Health officials Tuesday rescheduled 300 COVID vaccinations planned at Walter Hall Park in League City because too few people had signed up to justify using the hub and the army of volunteers required to keep it going, officials said.
That event illustrates the new state of mass inoculation efforts in a county where not long ago residents were eager, some near desperate, to get on waiting lists. With tens of thousands of vaccinations administered over four months, vaccine doses are beginning to outnumber the people wanting inoculation, Galveston County Local Health Authority Dr. Philip Keiser said.
“We’re reaching a point of saturation of people who really want the vaccine,” Keiser said. “Now we’re moving on to the reluctant, uninformed and hesitant, as well as the people who are just like, ‘Hell no, I don’t want it.”
People who had appointments at the hub Tuesday were rescheduled for another day later this week when the site is expected to be busier, Keiser said.
The lack of demand could mean a change in tactics, Keiser said. Since the second week of March, the Galveston County Health District and the University of Texas Medical Branch have received about 10,000 doses of vaccines weekly.
If demand remains low, they might request fewer doses from the state for next week, officials said. Fewer doses might mean the vaccine hub at Walter Hall Park, which can inoculate up to 4,500 people a day, is used less frequently, and eventually closed altogether.
At the same time work at the hub is slowing, more private providers are beginning to receive and offer vaccines to their customers. Last week, more than two dozen pharmacies across the county received small vaccine shipments, according to state reports. For the first time, more than 30 locations in the county had vaccines.
Among those was the Teen Health Center in Galveston, which operates clinics on public school campuses.
The health center initially requested vaccines to administer to Galveston Independent School District staff and students. But recently, it opened its shots to the public.
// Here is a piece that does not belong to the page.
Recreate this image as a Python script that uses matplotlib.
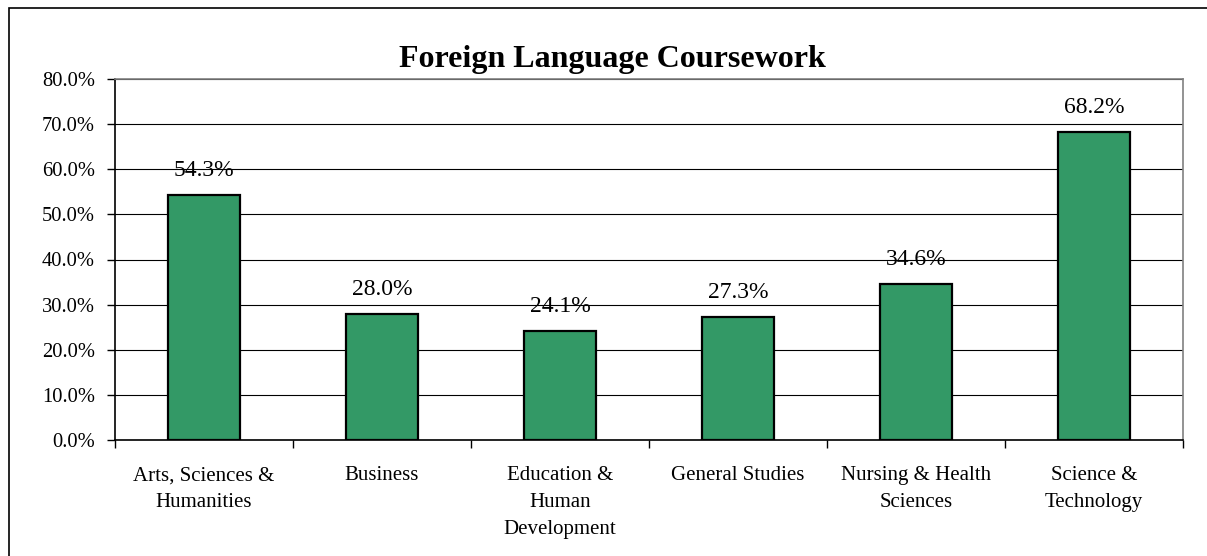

The clinics typically only serve people younger than age 21. But the center’s leadership decided to waive that rule, said Angie Brown, the executive director.
“Our mission is to strengthen the health and well-being of Galveston’s youth,” Brown said. “One of the best ways we can do that is to make sure their parents and their grandparents and their teachers and their church leaders and everyone around them is healthy. That’s going to protect our students.”
The center operates clinics in five Galveston Independent School District schools, and will continue to offer vaccinations to people, and ask for more doses, until there’s no demand for them, Brown said.
Smaller local clinics are going to play a bigger role in vaccinations in coming months, Keiser said. Clinics like the centers that are in a “more genuine community setting” might be more trusted, less intimidating and easier to reach than the vaccine hub, Keiser said.
“I think there are a lot of people out there who want it and are just not quite sure,” Keiser said. “They’re not sure. They’re kind of watching. They may or not be tech savvy. They may or may not know how to Google things and find the sites that lead them there.
“We’re going to have to adapt both the way we deliver the vaccines and way we’re marketing the vaccines.”
About 30 percent of Galveston County residents are fully vaccinated, with tens of thousands more expected to receive second doses within a matter of weeks. Keiser estimated about 60 percent of county residents were at least partially vaccinated.
About 70 percent of people in a community need to be vaccinated — and ideally more than 80 percent — to achieve herd immunity, health officials have said.